Stored items from a collection:
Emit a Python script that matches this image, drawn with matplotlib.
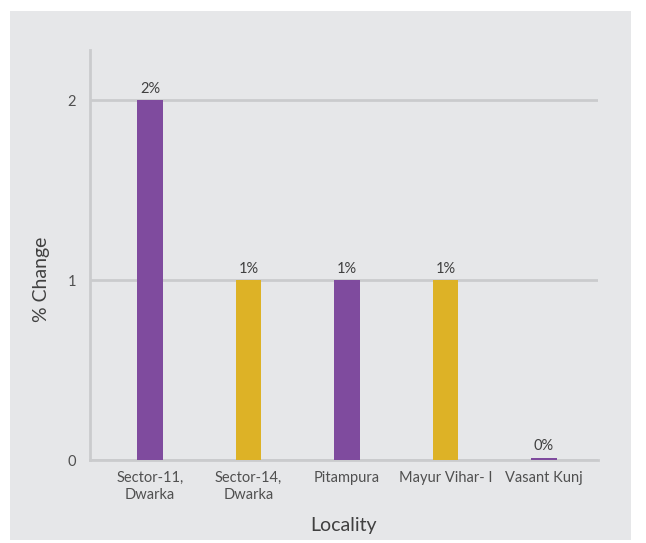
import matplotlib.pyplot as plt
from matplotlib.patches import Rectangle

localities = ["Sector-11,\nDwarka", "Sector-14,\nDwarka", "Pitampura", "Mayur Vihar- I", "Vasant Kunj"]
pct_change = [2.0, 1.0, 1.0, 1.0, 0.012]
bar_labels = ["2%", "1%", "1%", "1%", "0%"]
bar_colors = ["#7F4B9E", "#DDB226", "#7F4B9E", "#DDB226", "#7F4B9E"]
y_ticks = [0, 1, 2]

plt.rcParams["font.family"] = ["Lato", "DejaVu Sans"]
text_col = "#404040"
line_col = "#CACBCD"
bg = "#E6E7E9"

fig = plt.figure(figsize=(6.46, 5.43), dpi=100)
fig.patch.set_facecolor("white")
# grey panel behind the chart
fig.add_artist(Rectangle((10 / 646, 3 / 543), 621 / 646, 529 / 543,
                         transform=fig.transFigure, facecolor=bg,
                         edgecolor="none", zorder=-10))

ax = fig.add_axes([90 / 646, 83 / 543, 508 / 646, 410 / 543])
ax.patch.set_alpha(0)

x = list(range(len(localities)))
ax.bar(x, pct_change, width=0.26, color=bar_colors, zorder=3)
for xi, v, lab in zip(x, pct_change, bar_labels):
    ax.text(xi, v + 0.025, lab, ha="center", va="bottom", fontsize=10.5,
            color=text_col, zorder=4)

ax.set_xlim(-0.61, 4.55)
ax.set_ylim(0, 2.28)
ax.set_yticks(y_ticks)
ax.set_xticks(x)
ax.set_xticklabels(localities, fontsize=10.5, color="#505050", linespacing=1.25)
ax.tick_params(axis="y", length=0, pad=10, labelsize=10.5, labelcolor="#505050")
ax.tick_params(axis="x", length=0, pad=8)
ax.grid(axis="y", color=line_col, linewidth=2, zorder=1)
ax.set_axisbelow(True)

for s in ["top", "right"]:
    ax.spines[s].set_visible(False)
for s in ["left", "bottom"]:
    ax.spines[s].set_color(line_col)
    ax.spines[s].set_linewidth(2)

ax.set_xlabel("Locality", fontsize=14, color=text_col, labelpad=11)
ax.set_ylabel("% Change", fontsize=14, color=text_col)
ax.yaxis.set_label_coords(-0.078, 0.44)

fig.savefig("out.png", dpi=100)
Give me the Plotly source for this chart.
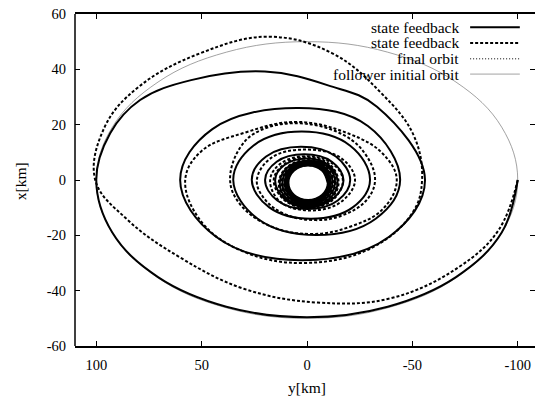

• **Short exercise**
All preceding records should be duplicated verbatim, images excepted.

• **Solution**
Emit a Python script that matches this image, drawn with matplotlib.
import matplotlib.pyplot as plt
from matplotlib.patches import Rectangle

localities = ["Sector-11,\nDwarka", "Sector-14,\nDwarka", "Pitampura", "Mayur Vihar- I", "Vasant Kunj"]
pct_change = [2.0, 1.0, 1.0, 1.0, 0.012]
bar_labels = ["2%", "1%", "1%", "1%", "0%"]
bar_colors = ["#7F4B9E", "#DDB226", "#7F4B9E", "#DDB226", "#7F4B9E"]
y_ticks = [0, 1, 2]

plt.rcParams["font.family"] = ["Lato", "DejaVu Sans"]
text_col = "#404040"
line_col = "#CACBCD"
bg = "#E6E7E9"

fig = plt.figure(figsize=(6.46, 5.43), dpi=100)
fig.patch.set_facecolor("white")
# grey panel behind the chart
fig.add_artist(Rectangle((10 / 646, 3 / 543), 621 / 646, 529 / 543,
                         transform=fig.transFigure, facecolor=bg,
                         edgecolor="none", zorder=-10))

ax = fig.add_axes([90 / 646, 83 / 543, 508 / 646, 410 / 543])
ax.patch.set_alpha(0)

x = list(range(len(localities)))
ax.bar(x, pct_change, width=0.26, color=bar_colors, zorder=3)
for xi, v, lab in zip(x, pct_change, bar_labels):
    ax.text(xi, v + 0.025, lab, ha="center", va="bottom", fontsize=10.5,
            color=text_col, zorder=4)

ax.set_xlim(-0.61, 4.55)
ax.set_ylim(0, 2.28)
ax.set_yticks(y_ticks)
ax.set_xticks(x)
ax.set_xticklabels(localities, fontsize=10.5, color="#505050", linespacing=1.25)
ax.tick_params(axis="y", length=0, pad=10, labelsize=10.5, labelcolor="#505050")
ax.tick_params(axis="x", length=0, pad=8)
ax.grid(axis="y", color=line_col, linewidth=2, zorder=1)
ax.set_axisbelow(True)

for s in ["top", "right"]:
    ax.spines[s].set_visible(False)
for s in ["left", "bottom"]:
    ax.spines[s].set_color(line_col)
    ax.spines[s].set_linewidth(2)

ax.set_xlabel("Locality", fontsize=14, color=text_col, labelpad=11)
ax.set_ylabel("% Change", fontsize=14, color=text_col)
ax.yaxis.set_label_coords(-0.078, 0.44)

fig.savefig("out.png", dpi=100)
Give me the Plotly source for this chart.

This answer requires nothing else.